• TASK PROMPT:
Filter the listing below, copying every line in which the word "that" appears.

(Plotting code records)
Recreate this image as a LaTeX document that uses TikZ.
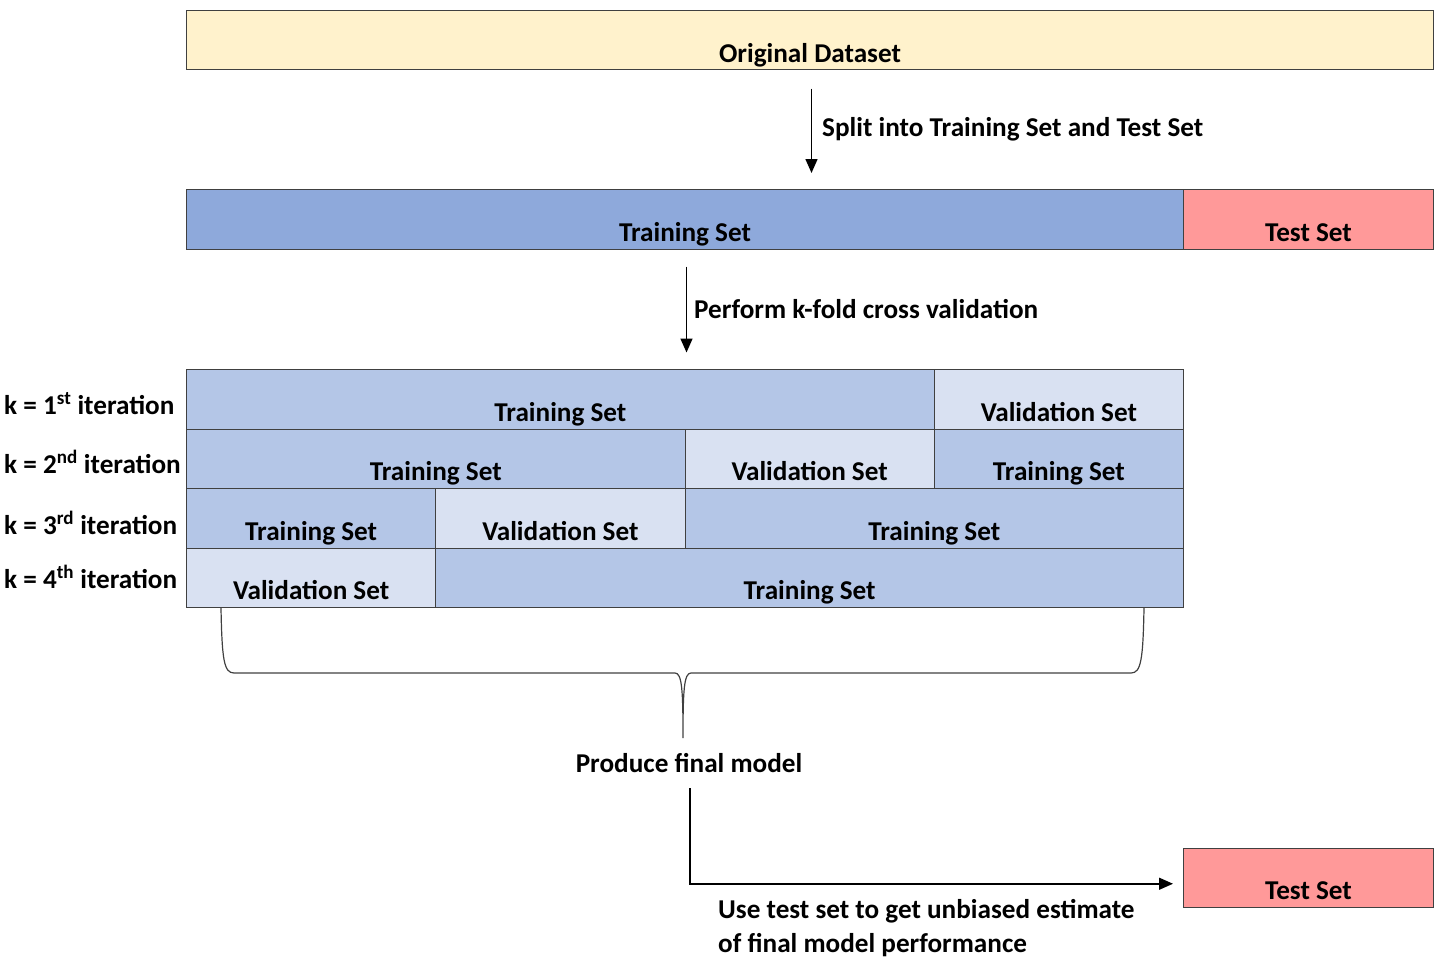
\documentclass[tikz,border=0pt]{standalone}
\usepackage{fontspec}
\setmainfont{Carlito}
\usetikzlibrary{arrows.meta}

\definecolor{dataYellow}{HTML}{FFF2CC}
\definecolor{trainBlue}{HTML}{8EA9DB}
\definecolor{testRed}{HTML}{FF9999}
\definecolor{foldTrain}{HTML}{B4C6E7}
\definecolor{foldValid}{HTML}{D9E1F2}
\definecolor{edgeGray}{HTML}{404040}

\begin{document}
\begin{tikzpicture}[x=1pt,y=-1pt,
		every node/.style={font=\bfseries\fontsize{27.2}{34}\selectfont, inner sep=0pt},
		setbox/.style={draw=edgeGray, line width=1pt, anchor=north west, minimum height=59.5pt, text height=44pt, text depth=0pt},
		train/.style={setbox, fill=foldTrain},
		valid/.style={setbox, fill=foldValid},
		flow/.style={line width=1.5pt, -{Triangle[length=14pt,width=12pt]}}
	]
	\useasboundingbox (0,0) rectangle (1440,966);
	
	% Original Dataset
	\node[setbox, fill=dataYellow, minimum width=1247pt] (orig) at (186,10) {Original Dataset};
	
	% Split
	\node[setbox, fill=trainBlue, minimum width=997pt] (train) at (186,189) {Training Set};
	\node[setbox, fill=testRed, minimum width=250pt] (test) at (1183,189) {Test Set};
	\draw[flow] ([xshift=1.5pt,yshift=-18pt]orig.south) -- ([xshift=1.5pt,yshift=16pt]orig.south |- train.north);
	\node[anchor=base west] (splitlbl) at (822,136) {Split into Training Set and Test Set};
	
	% k-fold arrow
	\draw[flow] ([xshift=1.5pt,yshift=-17pt]train.south) -- ([xshift=1.5pt,yshift=-103pt]train.south);
	\node[anchor=base west] (kfoldlbl) at (694,318) {Perform k-fold cross validation};
	
	% k = 1
	\node[train, minimum width=747.75pt] (r1a) at (186,369) {Training Set};
	\node[valid, minimum width=249.25pt] (r1b) at (933.75,369) {Validation Set};
	
	% k = 2
	\node[train, minimum width=498.5pt] (r2a) at (186,428.5) {Training Set};
	\node[valid, minimum width=249.25pt] (r2b) at (684.5,428.5) {Validation Set};
	\node[train, minimum width=249.25pt] (r2c) at (933.75,428.5) {Training Set};
	
	% k = 3
	\node[train, minimum width=249.25pt] (r3a) at (186,488) {Training Set};
	\node[valid, minimum width=249.25pt] (r3b) at (435.25,488) {Validation Set};
	\node[train, minimum width=498.5pt] (r3c) at (684.5,488) {Training Set};
	
	% k = 4
	\node[valid, minimum width=249.25pt] (r4a) at (186,547.5) {Validation Set};
	\node[train, minimum width=747.75pt] (r4b) at (435.25,547.5) {Training Set};
	
	% Iteration labels
	\node[anchor=base west] (it1) at (4,414) {k = 1\textsuperscript{st} iteration};
	\node[anchor=base west] (it2) at (4,473) {k = 2\textsuperscript{nd} iteration};
	\node[anchor=base west] (it3) at (4,534) {k = 3\textsuperscript{rd} iteration};
	\node[anchor=base west] (it4) at (4,588) {k = 4\textsuperscript{th} iteration};
	
	% Brace
	\coordinate (tip) at (683,738);
	\draw[edgeGray, line width=1.2pt] (221,608) .. controls (222,660) and (224,673) .. (234,673) -- (675,673)
		.. controls (682,673) and (683,690) .. (tip)
		.. controls (683,690) and (684,673) .. (691,673) -- (1131,673)
		.. controls (1141,673) and (1143,660) .. (1144,608);
	
	% Final model
	\node[anchor=base] (final) at (689,772) {Produce final model};
	\node[setbox, fill=testRed, minimum width=250pt] (test2) at (1183,847.5) {Test Set};
	\draw[flow] ([xshift=1pt,yshift=-16pt]final.south) |- ([xshift=-10pt,yshift=-6pt]test2.west);
	\node[anchor=north west, align=left] (estlbl) at (718,899) {Use test set to get unbiased estimate\\of final model performance};
	
\end{tikzpicture}
\end{document}
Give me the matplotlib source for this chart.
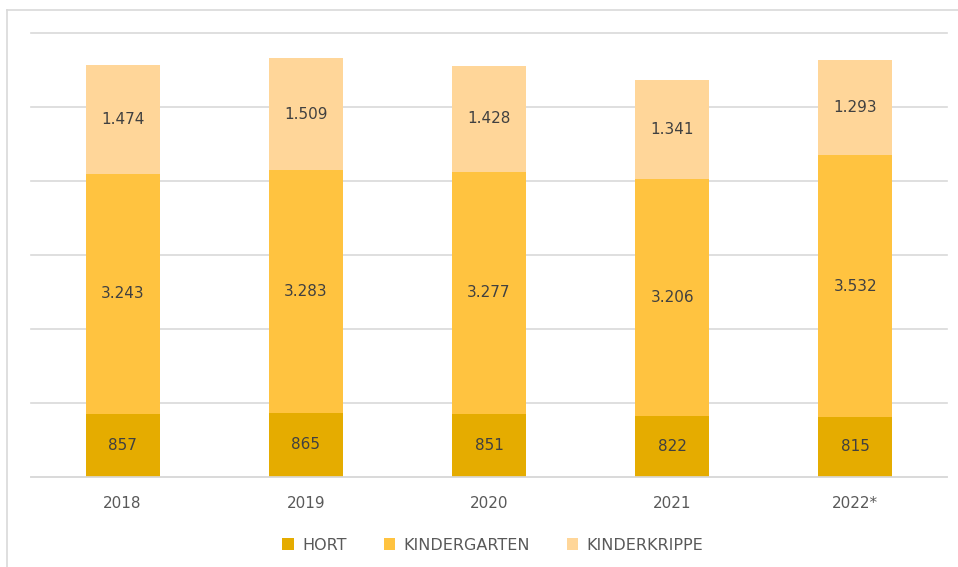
import matplotlib.pyplot as plt
from matplotlib.lines import Line2D

years = ["2018", "2019", "2020", "2021", "2022*"]
hort = [857, 865, 851, 822, 815]
kindergarten = [3243, 3283, 3277, 3206, 3532]
kinderkrippe = [1474, 1509, 1428, 1341, 1293]

colors = ["#E5AC00", "#FFC340", "#FFD699"]
series = [("HORT", hort), ("KINDERGARTEN", kindergarten), ("KINDERKRIPPE", kinderkrippe)]

plt.rcParams['font.family'] = ['DejaVu Sans']

fig = plt.figure(figsize=(9.58, 5.67), dpi=100)
ax = fig.add_axes([31 / 958, 90 / 567, 916 / 958, 444 / 567])

x = range(len(years))
bottom = [0] * len(years)
for (name, vals), c in zip(series, colors):
    bars = ax.bar(x, vals, 0.405, bottom=bottom, color=c, label=name, zorder=2)
    for b, v, base in zip(bars, vals, bottom):
        label = f"{v:,}".replace(",", ".")
        ax.text(b.get_x() + b.get_width() / 2, base + v / 2, label,
                ha="center", va="center", fontsize=11, color="#404040", zorder=3)
    bottom = [a + b for a, b in zip(bottom, vals)]

ax.set_xlim(-0.5, 4.5)
ax.set_ylim(0, 6000)
ax.set_yticks(range(0, 6001, 1000))
ax.yaxis.grid(True, color="#D9D9D9", linewidth=1.2, zorder=0)
for gl in ax.get_ygridlines():
    gl.set_clip_on(False)
ax.set_yticklabels([])
ax.tick_params(axis="y", length=0)
ax.tick_params(axis="x", length=0, pad=14, labelsize=11, labelcolor="#595959")
ax.set_xticks(list(x))
ax.set_xticklabels(years)
for s in ["top", "right", "left"]:
    ax.spines[s].set_visible(False)
ax.spines["bottom"].set_color("#D9D9D9")
ax.spines["bottom"].set_linewidth(1.2)

leg = fig.legend(loc="center", bbox_to_anchor=(493 / 958, 1 - 545 / 567), ncol=3,
                 frameon=False, fontsize=11.5, handlelength=0.7, handleheight=0.7,
                 handletextpad=0.55, columnspacing=2.3)
for t in leg.get_texts():
    t.set_color("#595959")

# outer frame lines (top and left)
fig.add_artist(Line2D([7 / 958, 1], [1 - 10 / 567, 1 - 10 / 567], color="#D9D9D9", lw=1.2))
fig.add_artist(Line2D([7 / 958, 7 / 958], [0, 1 - 10 / 567], color="#D9D9D9", lw=1.2))

fig.savefig("out.png", dpi=100)
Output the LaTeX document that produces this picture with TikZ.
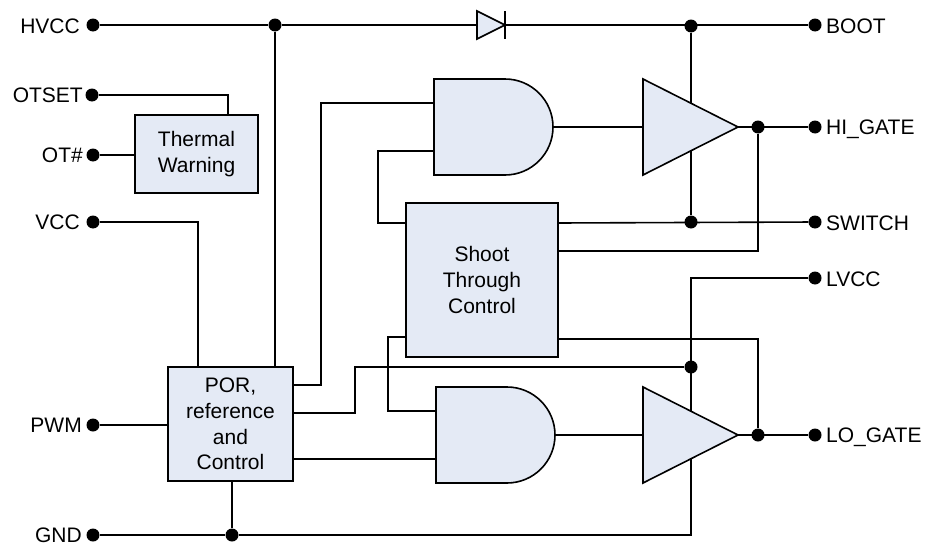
\documentclass[tikz,border=0pt]{standalone}
\usepackage{fontspec}
\setmainfont{Liberation Sans}
\usetikzlibrary{backgrounds}
\definecolor{blockfill}{HTML}{E4EAF5}
\tikzset{
  wire/.style={line width=1.6pt,black,line join=miter},
  dot/.style={circle,fill=black,draw=none,minimum size=13pt,inner sep=0pt},
  pinlabel/.style={font=\fontsize{21}{25}\selectfont,inner sep=0pt,anchor=base},
  blockbox/.style={draw=black,line width=1.6pt,fill=blockfill,inner sep=0pt,outer sep=0pt,align=center,
    font=\fontsize{21}{25.7}\selectfont,anchor=north west},
  gateshape/.style={draw=black,line width=1.6pt,fill=blockfill,line join=miter}
}
\begin{document}
\begin{tikzpicture}[x=1pt,y=-1pt]
\useasboundingbox (0,0) rectangle (927,546);
% blocks
\node[blockbox,minimum width=123pt,minimum height=78pt] (thermal) at (135,115) {Thermal\\Warning};
\node[blockbox,minimum width=125pt,minimum height=114pt] (por) at (168,367) {POR,\\reference\\and\\Control};
\node[blockbox,minimum width=152pt,minimum height=154pt] (shoot) at (406,203) {Shoot\\Through\\Control};
% gates
\draw[gateshape] (434,79) -- (505,79) .. controls (531.5,79) and (553,100.5) .. (553,127)
  .. controls (553,153.5) and (531.5,175) .. (505,175) -- (434,175) -- cycle;
\draw[gateshape] (436,387) -- (507,387) .. controls (533.5,387) and (555,408.5) .. (555,435)
  .. controls (555,461.5) and (533.5,483) .. (507,483) -- (436,483) -- cycle;
\coordinate (and1in1) at (434,103);
\coordinate (and1in2) at (434,151);
\coordinate (and1out) at (553,127);
\coordinate (and2in1) at (436,411);
\coordinate (and2in2) at (436,459);
\coordinate (and2out) at (555,435);
% drivers
\draw[gateshape] (643,79) -- (738,127) -- (643,175) -- cycle;
\draw[gateshape] (643,387) -- (738,435) -- (643,483) -- cycle;
\coordinate (drv1in) at (643,127);
\coordinate (drv1out) at (738,127);
\coordinate (drv1top) at (691,103);
\coordinate (drv1bot) at (691,151);
\coordinate (drv2in) at (643,435);
\coordinate (drv2out) at (738,435);
\coordinate (drv2top) at (691,411);
\coordinate (drv2bot) at (691,459);
% diode
\draw[gateshape] (477,11) -- (505,25) -- (477,39) -- cycle;
\coordinate (dioA) at (477,25);
\coordinate (dioK) at (505,25);
\coordinate (dioT) at (505,11);
\coordinate (dioB) at (505,39);
% pins
\node[dot] (hvcc) at (93,25) {};
\node[dot] (otset) at (92,95) {};
\node[dot] (ot) at (93,155) {};
\node[dot] (vcc) at (93,222) {};
\node[dot] (pwm) at (93,425) {};
\node[dot] (gnd) at (93,535) {};
\node[dot] (boot) at (815,25) {};
\node[dot] (higate) at (815,127) {};
\node[dot] (switch) at (815,222) {};
\node[dot] (lvcc) at (815,278) {};
\node[dot] (logate) at (815,435) {};
% junctions
\node[dot] (jh) at (275,25) {};
\node[dot] (jboot) at (691,26) {};
\node[dot] (jsw) at (691,222) {};
\node[dot] (jhi) at (758,127) {};
\node[dot] (jlv) at (691,367) {};
\node[dot] (jlo) at (758,435) {};
\node[dot] (jgnd) at (232,535) {};
% labels
\node[pinlabel,anchor=base east] (lhvcc) at (80,33) {HVCC};
\node[pinlabel,anchor=base east] (lotset) at (83,102) {OTSET};
\node[pinlabel,anchor=base east] (lot) at (83,162) {OT\#};
\node[pinlabel,anchor=base east] (lvccl) at (80,229) {VCC};
\node[pinlabel,anchor=base east] (lpwm) at (82,432) {PWM};
\node[pinlabel,anchor=base east] (lgnd) at (82,542) {GND};
\node[pinlabel,anchor=base west] (lboot) at (826,34) {BOOT};
\node[pinlabel,anchor=base west] (lhi) at (826,134) {HI\_GATE};
\node[pinlabel,anchor=base west] (lsw) at (826,230) {SWITCH};
\node[pinlabel,anchor=base west] (llv) at (826,286) {LVCC};
\node[pinlabel,anchor=base west] (llo) at (826,442) {LO\_GATE};
% wires
\begin{scope}[on background layer]
\draw[wire] (hvcc) -- (jh) -- (dioA);
\draw[wire] (dioK) -- (boot);
\draw[wire] (jh) -- (jh |- por.north);
\draw[wire] (otset) -| (228,115);
\draw[wire] (ot) -- (ot -| thermal.west);
\draw[wire] (vcc) -| (198,367);
\draw[wire] (pwm) -- (pwm -| por.west);
\draw[wire] (gnd) -- (jgnd);
\draw[wire] (jgnd) -- (jgnd |- por.south);
\draw[wire] (jgnd) -| (drv2bot);
\draw[wire] (293,385) -| (321,103) -- (and1in1);
\draw[wire] (293,413) -| (355,367) -- (jlv);
\draw[wire] (293,459) -- (and2in2);
\draw[wire] (and1in2) -| (378,223) -- (406,223);
\draw[wire] (406,337) -| (388,411) -- (and2in1);
\draw[wire] (and1out) -- (drv1in);
\draw[wire] (and2out) -- (drv2in);
\draw[wire] (drv1out) -- (higate);
\draw[wire] (drv2out) -- (logate);
\draw[wire] (jboot) -- (drv1top);
\draw[wire] (drv1bot) -- (jsw);
\draw[wire] (558,223) -- (switch);
\draw[wire] (558,251) -| (jhi);
\draw[wire] (558,339) -| (jlo);
\draw[wire] (lvcc) -| (drv2top);
\end{scope}
\draw[wire] (dioT) -- (dioB);
\end{tikzpicture}
\end{document}
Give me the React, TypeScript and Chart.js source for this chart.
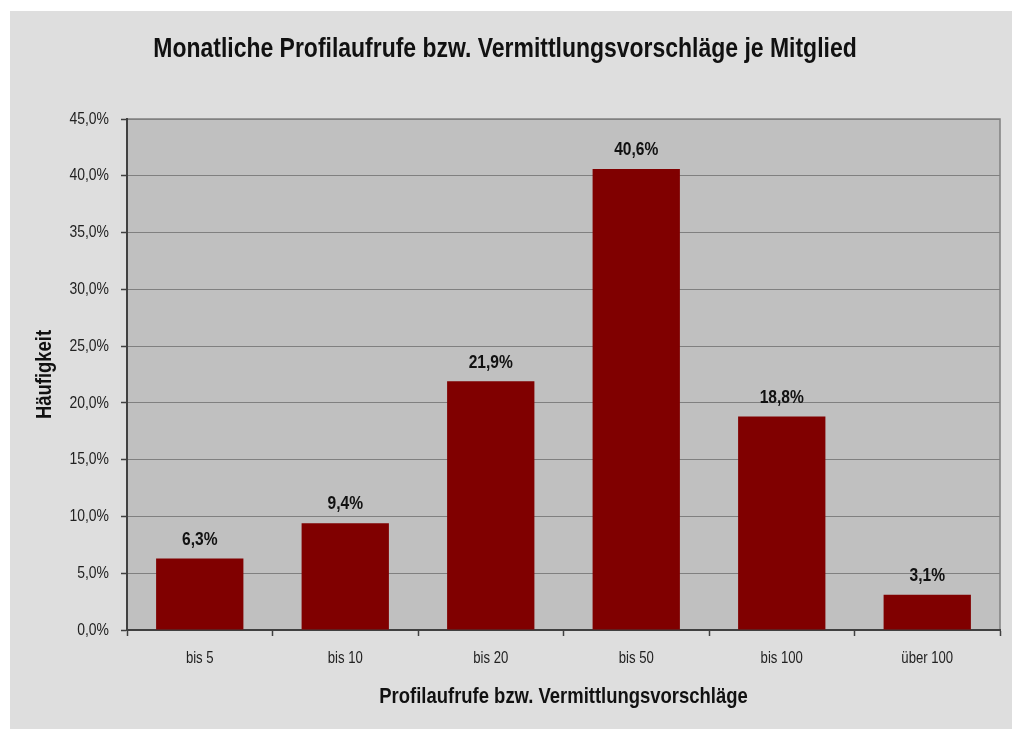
import React, { useEffect, useRef } from "react";
import { Chart, registerables } from "chart.js";

Chart.register(...registerables);

const categories = ["bis 5", "bis 10", "bis 20", "bis 50", "bis 100", "über 100"];
const values = [6.3, 9.4, 21.9, 40.6, 18.8, 3.1];
const yTicks = [0, 5, 10, 15, 20, 25, 30, 35, 40, 45];
const titleText = "Monatliche Profilaufrufe bzw. Vermittlungsvorschläge je Mitglied";
const xTitle = "Profilaufrufe bzw. Vermittlungsvorschläge";
const yTitle = "Häufigkeit";

const FONT = "'Liberation Sans', Arial, sans-serif";
const NARROW = 0.82;

const fmt = (v: number) => v.toFixed(1).replace(".", ",") + "%";

// Render Liberation Sans horizontally condensed, like Arial Narrow
const narrowText = {
  id: "narrowText",
  beforeInit(chart: any) {
    const ctx = chart.ctx;
    const proto = Object.getPrototypeOf(ctx);
    const fill = proto.fillText;
    const measure = proto.measureText;
    ctx.fillText = function (text: string, x: number, y: number, maxWidth?: number) {
      ctx.save();
      ctx.translate(x, y);
      ctx.scale(NARROW, 1);
      if (maxWidth === undefined || maxWidth === null) fill.call(ctx, text, 0, 0);
      else fill.call(ctx, text, 0, 0, maxWidth / NARROW);
      ctx.restore();
    };
    ctx.measureText = function (text: string) {
      const m = measure.call(ctx, text);
      return {
        width: m.width * NARROW,
        actualBoundingBoxAscent: m.actualBoundingBoxAscent,
        actualBoundingBoxDescent: m.actualBoundingBoxDescent,
        actualBoundingBoxLeft: m.actualBoundingBoxLeft * NARROW,
        actualBoundingBoxRight: m.actualBoundingBoxRight * NARROW,
        fontBoundingBoxAscent: m.fontBoundingBoxAscent,
        fontBoundingBoxDescent: m.fontBoundingBoxDescent,
      };
    };
  },
};

const plotBg = {
  id: "plotBg",
  beforeDraw(chart: any) {
    const { ctx, chartArea: a } = chart;
    ctx.save();
    ctx.fillStyle = "#c0c0c0";
    ctx.fillRect(a.left, a.top, a.right - a.left, a.bottom - a.top);
    ctx.strokeStyle = "#808080";
    ctx.lineWidth = 1.5;
    ctx.beginPath();
    ctx.moveTo(a.left, a.top);
    ctx.lineTo(a.right, a.top);
    ctx.lineTo(a.right, a.bottom);
    ctx.stroke();
    ctx.restore();
  },
};

const dataLabels = {
  id: "dataLabels",
  afterDatasetsDraw(chart: any) {
    const { ctx } = chart;
    const meta = chart.getDatasetMeta(0);
    ctx.save();
    ctx.font = `bold 19px ${FONT}`;
    ctx.fillStyle = "#111";
    ctx.textAlign = "center";
    ctx.textBaseline = "middle";
    meta.data.forEach((bar: any, i: number) => {
      ctx.fillText(fmt(values[i]), bar.x, bar.y - 19);
    });
    ctx.restore();
  },
};

export default function App() {
  const ref = useRef<HTMLCanvasElement>(null);
  useEffect(() => {
    if (!ref.current) return;
    const chart = new Chart(ref.current, {
      type: "bar",
      data: {
        labels: categories,
        datasets: [
          {
            data: values,
            backgroundColor: "#800000",
            borderWidth: 0,
            categoryPercentage: 1,
            barPercentage: 0.6,
          },
        ],
      },
      options: {
        responsive: false,
        animation: false,
        layout: { padding: { left: 0, right: 12, top: 0, bottom: 0 } },
        plugins: {
          legend: { display: false },
          tooltip: { enabled: false },
          title: {
            display: true,
            text: titleText,
            color: "#111",
            font: { family: FONT, size: 28, weight: "bold", lineHeight: 1.2 },
            padding: { top: 21, bottom: 53.4 },
          },
        },
        scales: {
          x: {
            offset: true,
            grid: {
              offset: true,
              drawOnChartArea: false,
              drawTicks: true,
              tickLength: 6,
              tickColor: "#404040",
              tickWidth: 1.5,
            },
            border: { color: "#404040", width: 2 },
            ticks: {
              color: "#222",
              font: { family: FONT, size: 16 },
              padding: 13,
            },
            title: {
              display: true,
              text: xTitle,
              color: "#111",
              font: { family: FONT, size: 22.5, weight: "bold", lineHeight: 1.2 },
              padding: { top: 0, bottom: 19 },
            },
            afterFit: (s: any) => {
              s.height = 99;
            },
          },
          y: {
            min: 0,
            max: 45,
            afterBuildTicks: (s: any) => {
              s.ticks = yTicks.map((v) => ({ value: v }));
            },
            grid: {
              color: "#808080",
              lineWidth: 1,
              drawTicks: true,
              tickLength: 6,
              tickColor: "#404040",
              tickWidth: 1.5,
            },
            border: { color: "#404040", width: 2 },
            ticks: {
              color: "#222",
              font: { family: FONT, size: 17 },
              padding: 12,
              callback: (v: any) => fmt(Number(v)),
            },
            title: {
              display: true,
              text: yTitle,
              color: "#111",
              font: { family: FONT, size: 22.5, weight: "bold", lineHeight: 1.2 },
              padding: { top: 21.5, bottom: 0 },
            },
            afterFit: (s: any) => {
              s.width = 117;
            },
          },
        },
      },
      plugins: [narrowText, plotBg, dataLabels],
    });
    return () => chart.destroy();
  }, []);
  return (
    <div style={{ position: "absolute", left: 0, top: 0, width: 1012, height: 729, background: "#fff" }}>
      <div style={{ position: "absolute", left: 10, top: 11, width: 1002, height: 718, background: "#dedede" }}>
        <canvas ref={ref} width={1002} height={718} style={{ display: "block", width: 1002, height: 718 }} />
      </div>
    </div>
  );
}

• FINAL ANSWER:
Recreate this image as a LaTeX document that uses TikZ.
Output the LaTeX document that produces this picture with TikZ.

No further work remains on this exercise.